Begin with the first line of the material and copy each line word for word through the line that contains "import numpy as np"; the pictures are left out.
§ §
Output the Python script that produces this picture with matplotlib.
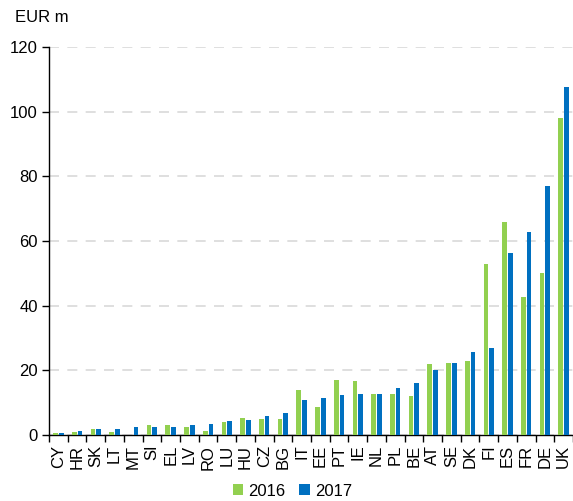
import matplotlib.pyplot as plt
import numpy as np

countries = ['CY', 'HR', 'SK', 'LT', 'MT', 'SI', 'EL', 'LV', 'RO', 'LU', 'HU', 'CZ', 'BG',
             'IT', 'EE', 'PT', 'IE', 'NL', 'PL', 'BE', 'AT', 'SE', 'DK', 'FI', 'ES', 'FR',
             'DE', 'UK']
v2016 = [0.5, 1.0, 2.0, 1.0, 0.0, 3.2, 3.2, 2.5, 1.2, 4.0, 5.3, 4.9, 5.0,
         14.0, 8.8, 17.0, 16.7, 12.7, 12.7, 12.0, 22.0, 22.2, 22.8, 52.8, 66.0, 42.7,
         50.0, 98.0]
v2017 = [0.7, 1.2, 1.8, 2.0, 2.5, 2.5, 2.6, 3.2, 3.5, 4.2, 4.5, 6.0, 6.8,
         10.8, 11.3, 12.3, 12.8, 12.8, 14.5, 16.2, 20.0, 22.2, 25.8, 27.0, 56.3, 62.8,
         77.0, 107.7]

plt.rcParams['font.family'] = ['Liberation Sans', 'DejaVu Sans']

green = '#92d050'
blue = '#0070c0'

fig = plt.figure(figsize=(5.73, 5.01), dpi=100)
ax = fig.add_axes([49 / 573, 66 / 501, 524 / 573, 388 / 501])

x = np.arange(len(countries))
ax.bar(x - 0.15, v2016, width=0.25, color=green, label='2016', zorder=3)
ax.bar(x + 0.15, v2017, width=0.25, color=blue, label='2017', zorder=3)

ax.set_xlim(-0.5, len(countries) - 0.5)
ax.set_ylim(0, 120)
ax.set_yticks(range(0, 121, 20))
ax.yaxis.grid(True, linestyle=(0, (6, 5)), color='#d9d9d9', linewidth=1.2, zorder=0)

ax.set_xticks(x)
ax.set_xticklabels(countries, rotation=90, fontsize=12)
ax.set_xticks(np.arange(-0.5, len(countries)), minor=True)
ax.tick_params(axis='x', which='major', length=0, pad=7)
ax.tick_params(axis='x', which='minor', length=5, width=1, color='black')
ax.tick_params(axis='y', labelsize=12, length=5, width=1, pad=3)

for side in ['top', 'right']:
    ax.spines[side].set_visible(False)
for side in ['left', 'bottom']:
    ax.spines[side].set_color('black')
    ax.spines[side].set_linewidth(1)

fig.text(15 / 573, 1 - 17 / 501, 'EUR m', fontsize=12, va='center', ha='left')

fig.legend(loc='center', bbox_to_anchor=(0.51, 1 - 491 / 501), ncol=2, frameon=False,
           fontsize=12, handlelength=0.65, handleheight=0.65, handletextpad=0.3,
           columnspacing=0.8)

fig.savefig('out.png', dpi=100)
§ §
SOLUTION »
Output the Python script that produces this picture with matplotlib.
import matplotlib.pyplot as plt
import numpy as np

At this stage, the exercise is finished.